• **MATERIAL TO PROCESS**:
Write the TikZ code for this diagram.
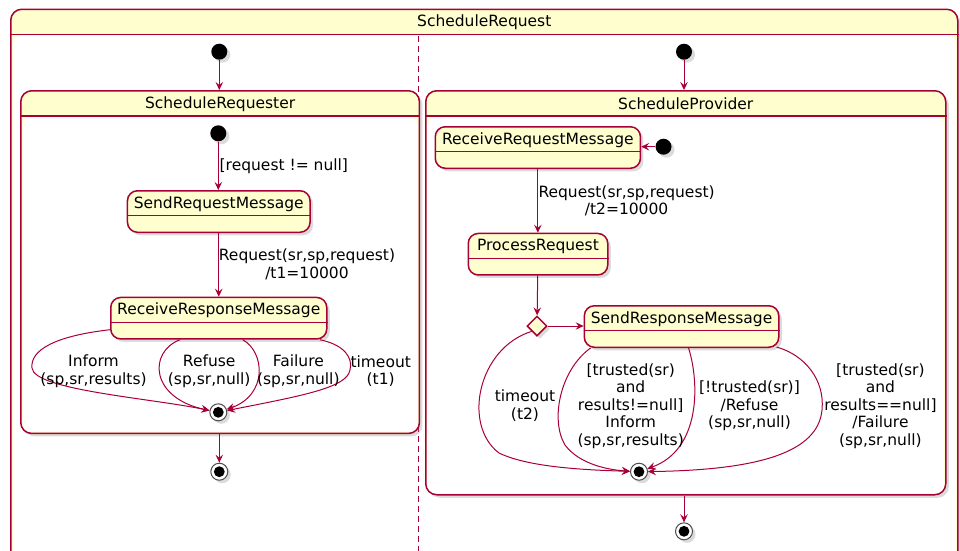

==

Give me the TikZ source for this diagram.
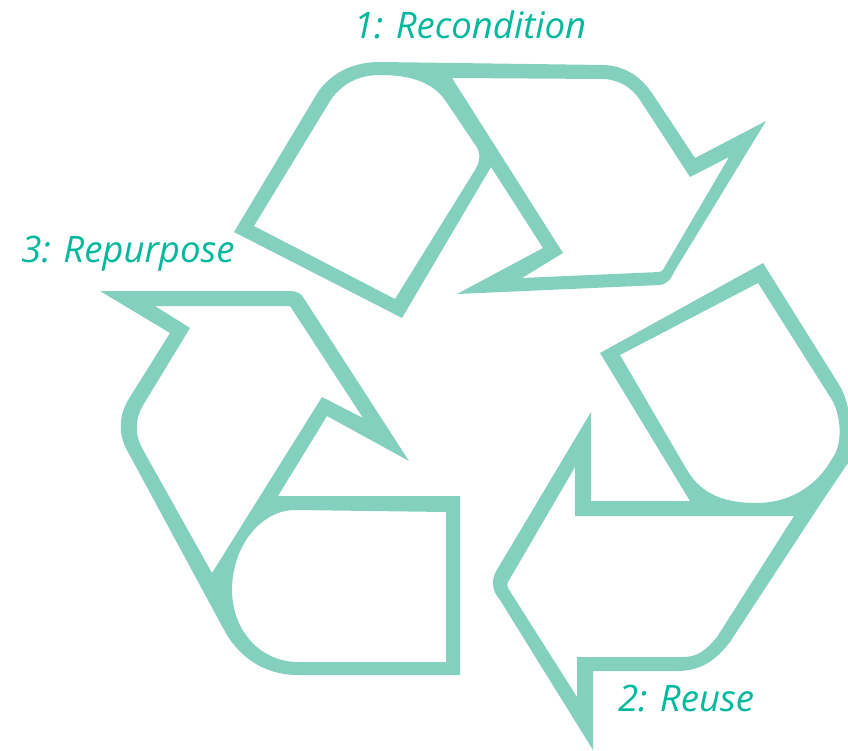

...

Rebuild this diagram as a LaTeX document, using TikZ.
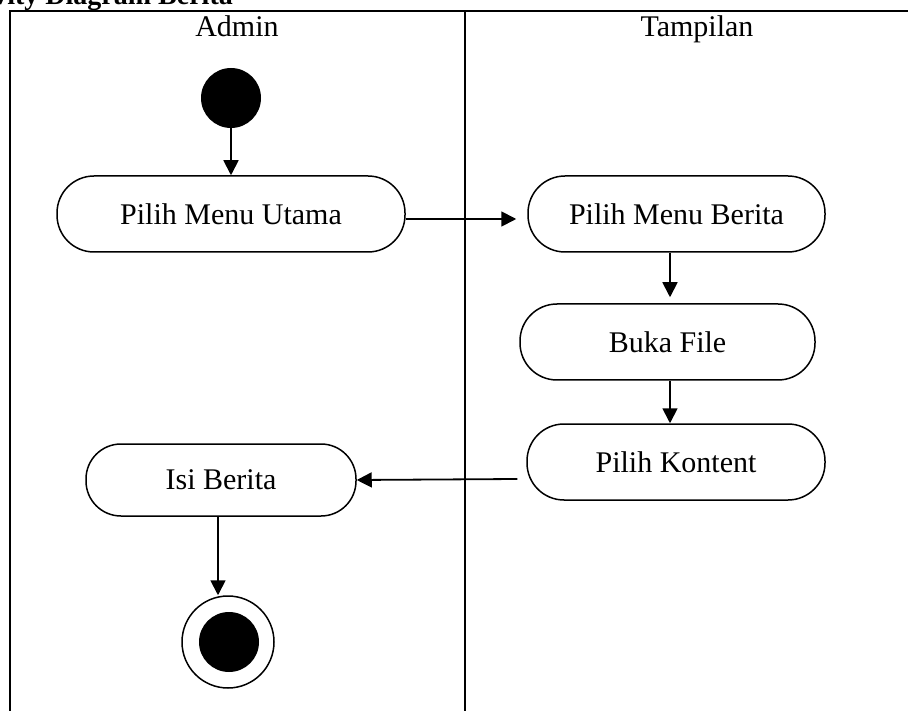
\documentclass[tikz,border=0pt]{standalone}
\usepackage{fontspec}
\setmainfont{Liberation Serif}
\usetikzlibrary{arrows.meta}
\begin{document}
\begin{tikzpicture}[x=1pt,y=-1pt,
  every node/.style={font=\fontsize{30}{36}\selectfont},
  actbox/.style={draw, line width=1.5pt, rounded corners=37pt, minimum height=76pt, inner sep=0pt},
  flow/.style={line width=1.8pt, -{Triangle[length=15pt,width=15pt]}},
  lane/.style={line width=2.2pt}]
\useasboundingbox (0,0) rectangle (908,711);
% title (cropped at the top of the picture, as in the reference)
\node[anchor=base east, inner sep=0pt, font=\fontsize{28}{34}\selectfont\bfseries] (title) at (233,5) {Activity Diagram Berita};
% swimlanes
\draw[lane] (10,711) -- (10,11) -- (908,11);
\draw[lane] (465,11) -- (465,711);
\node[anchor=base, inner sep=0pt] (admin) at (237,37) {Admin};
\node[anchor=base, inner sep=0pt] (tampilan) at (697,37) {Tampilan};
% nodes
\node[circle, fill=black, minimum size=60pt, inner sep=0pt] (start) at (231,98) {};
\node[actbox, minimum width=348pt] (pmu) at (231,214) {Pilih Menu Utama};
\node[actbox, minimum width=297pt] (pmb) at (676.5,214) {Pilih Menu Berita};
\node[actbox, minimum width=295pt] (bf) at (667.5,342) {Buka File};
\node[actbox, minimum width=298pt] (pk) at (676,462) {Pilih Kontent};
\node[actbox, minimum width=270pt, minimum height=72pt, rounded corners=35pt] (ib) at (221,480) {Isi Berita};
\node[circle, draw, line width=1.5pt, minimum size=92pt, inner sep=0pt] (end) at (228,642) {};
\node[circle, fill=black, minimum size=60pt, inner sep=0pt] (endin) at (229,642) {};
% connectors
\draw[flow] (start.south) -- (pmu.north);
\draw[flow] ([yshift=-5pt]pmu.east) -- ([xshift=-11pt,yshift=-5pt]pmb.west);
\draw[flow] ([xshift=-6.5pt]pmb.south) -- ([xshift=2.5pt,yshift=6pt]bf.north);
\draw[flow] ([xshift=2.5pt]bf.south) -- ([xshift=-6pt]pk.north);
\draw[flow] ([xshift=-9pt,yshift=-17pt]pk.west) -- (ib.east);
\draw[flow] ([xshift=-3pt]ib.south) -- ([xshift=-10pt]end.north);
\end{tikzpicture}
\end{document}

• **TO BE DONE**: Copy out every line that includes the word "this".

• **EXERCISE OUTPUT**:
Write the TikZ code for this diagram.
Give me the TikZ source for this diagram.
Rebuild this diagram as a LaTeX document, using TikZ.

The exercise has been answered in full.